Requirement
In the records below, find the line containing "Rebuild this chart" and the line containing "yticks = [0.0, 1.0, 2.0, 3.0, 4.0, 5.0, 6.0]". Give again exactly those lines and every line between them, omitting the pictures.

Stored data
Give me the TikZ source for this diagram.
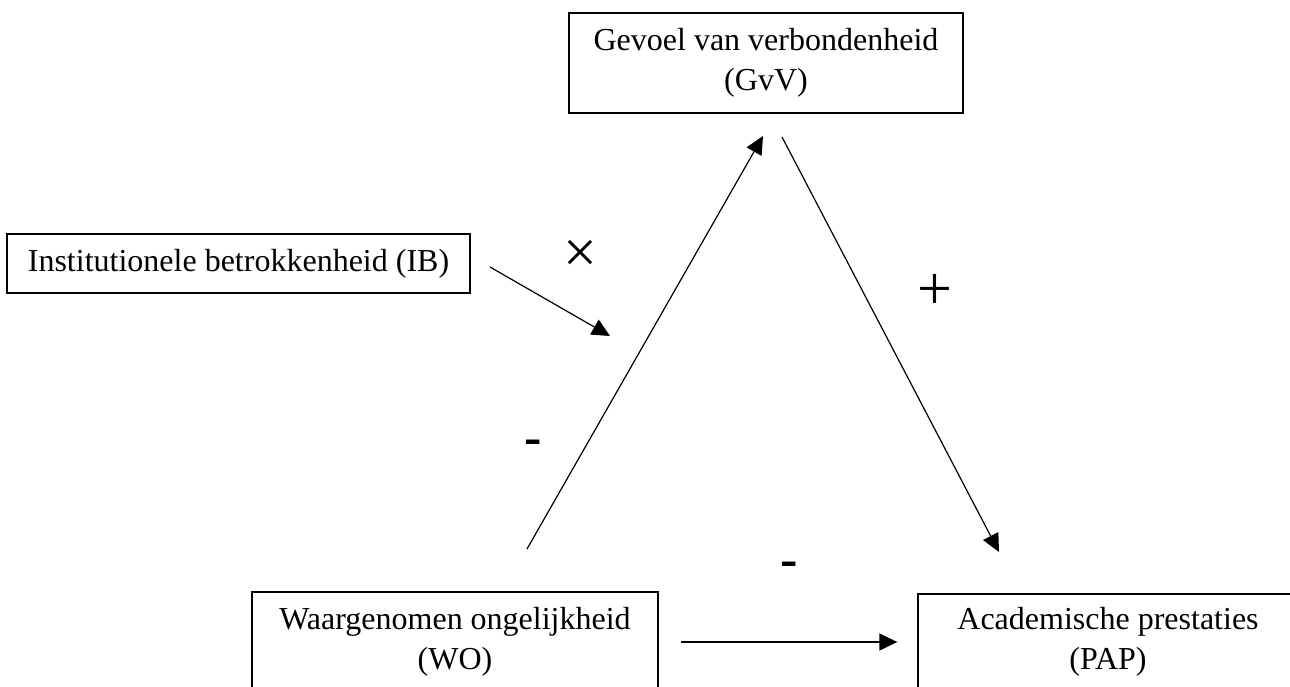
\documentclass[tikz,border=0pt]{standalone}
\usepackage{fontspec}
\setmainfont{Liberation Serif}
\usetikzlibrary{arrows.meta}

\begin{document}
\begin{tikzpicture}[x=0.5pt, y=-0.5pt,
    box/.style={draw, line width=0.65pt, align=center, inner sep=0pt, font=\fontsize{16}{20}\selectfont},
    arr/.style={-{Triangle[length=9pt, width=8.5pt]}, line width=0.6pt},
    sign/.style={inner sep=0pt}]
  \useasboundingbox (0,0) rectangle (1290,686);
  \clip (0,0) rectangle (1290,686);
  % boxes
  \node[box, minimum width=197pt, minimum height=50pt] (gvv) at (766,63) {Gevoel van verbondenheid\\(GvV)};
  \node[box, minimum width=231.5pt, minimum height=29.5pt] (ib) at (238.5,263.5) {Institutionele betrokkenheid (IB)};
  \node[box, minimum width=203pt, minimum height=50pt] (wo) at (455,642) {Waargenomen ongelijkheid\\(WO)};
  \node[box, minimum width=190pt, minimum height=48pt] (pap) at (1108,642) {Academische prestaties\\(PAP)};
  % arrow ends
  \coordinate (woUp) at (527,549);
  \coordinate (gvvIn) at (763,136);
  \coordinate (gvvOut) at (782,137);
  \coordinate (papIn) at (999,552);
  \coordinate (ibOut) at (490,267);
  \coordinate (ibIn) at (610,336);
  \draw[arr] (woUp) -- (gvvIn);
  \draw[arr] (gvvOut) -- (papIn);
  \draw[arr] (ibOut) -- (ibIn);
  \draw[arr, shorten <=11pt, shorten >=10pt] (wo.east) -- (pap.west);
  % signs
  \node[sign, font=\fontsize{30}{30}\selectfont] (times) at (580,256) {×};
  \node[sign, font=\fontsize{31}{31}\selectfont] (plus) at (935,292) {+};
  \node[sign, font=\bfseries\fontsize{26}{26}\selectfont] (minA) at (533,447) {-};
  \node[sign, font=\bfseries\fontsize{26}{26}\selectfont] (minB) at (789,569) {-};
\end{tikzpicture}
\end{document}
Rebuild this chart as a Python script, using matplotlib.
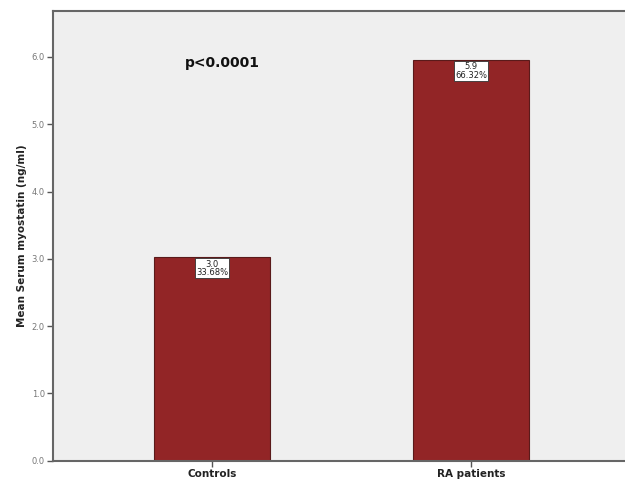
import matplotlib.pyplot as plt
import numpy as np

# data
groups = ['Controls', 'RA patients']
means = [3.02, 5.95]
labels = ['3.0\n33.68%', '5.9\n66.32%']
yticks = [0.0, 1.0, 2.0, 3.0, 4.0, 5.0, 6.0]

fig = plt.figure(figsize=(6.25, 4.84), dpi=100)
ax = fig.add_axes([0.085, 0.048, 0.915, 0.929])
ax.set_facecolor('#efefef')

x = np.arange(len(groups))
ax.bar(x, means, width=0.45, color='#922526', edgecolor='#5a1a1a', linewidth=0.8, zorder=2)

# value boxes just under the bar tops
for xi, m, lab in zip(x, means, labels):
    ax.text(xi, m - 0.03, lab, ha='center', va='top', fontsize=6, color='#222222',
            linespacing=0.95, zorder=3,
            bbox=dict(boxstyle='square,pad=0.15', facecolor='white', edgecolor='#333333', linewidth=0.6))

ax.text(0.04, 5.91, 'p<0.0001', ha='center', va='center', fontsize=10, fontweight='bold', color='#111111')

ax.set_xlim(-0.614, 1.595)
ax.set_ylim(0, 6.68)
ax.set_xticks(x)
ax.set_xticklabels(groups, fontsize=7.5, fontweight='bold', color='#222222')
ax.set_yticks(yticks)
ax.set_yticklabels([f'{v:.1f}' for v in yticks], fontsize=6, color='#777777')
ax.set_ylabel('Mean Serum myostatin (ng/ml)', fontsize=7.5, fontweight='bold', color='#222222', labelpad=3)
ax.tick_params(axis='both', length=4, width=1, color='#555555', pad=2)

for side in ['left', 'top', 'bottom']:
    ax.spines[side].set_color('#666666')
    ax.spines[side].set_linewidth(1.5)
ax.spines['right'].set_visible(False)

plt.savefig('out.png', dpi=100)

The output
Rebuild this chart as a Python script, using matplotlib.
import matplotlib.pyplot as plt
import numpy as np

# data
groups = ['Controls', 'RA patients']
means = [3.02, 5.95]
labels = ['3.0\n33.68%', '5.9\n66.32%']
yticks = [0.0, 1.0, 2.0, 3.0, 4.0, 5.0, 6.0]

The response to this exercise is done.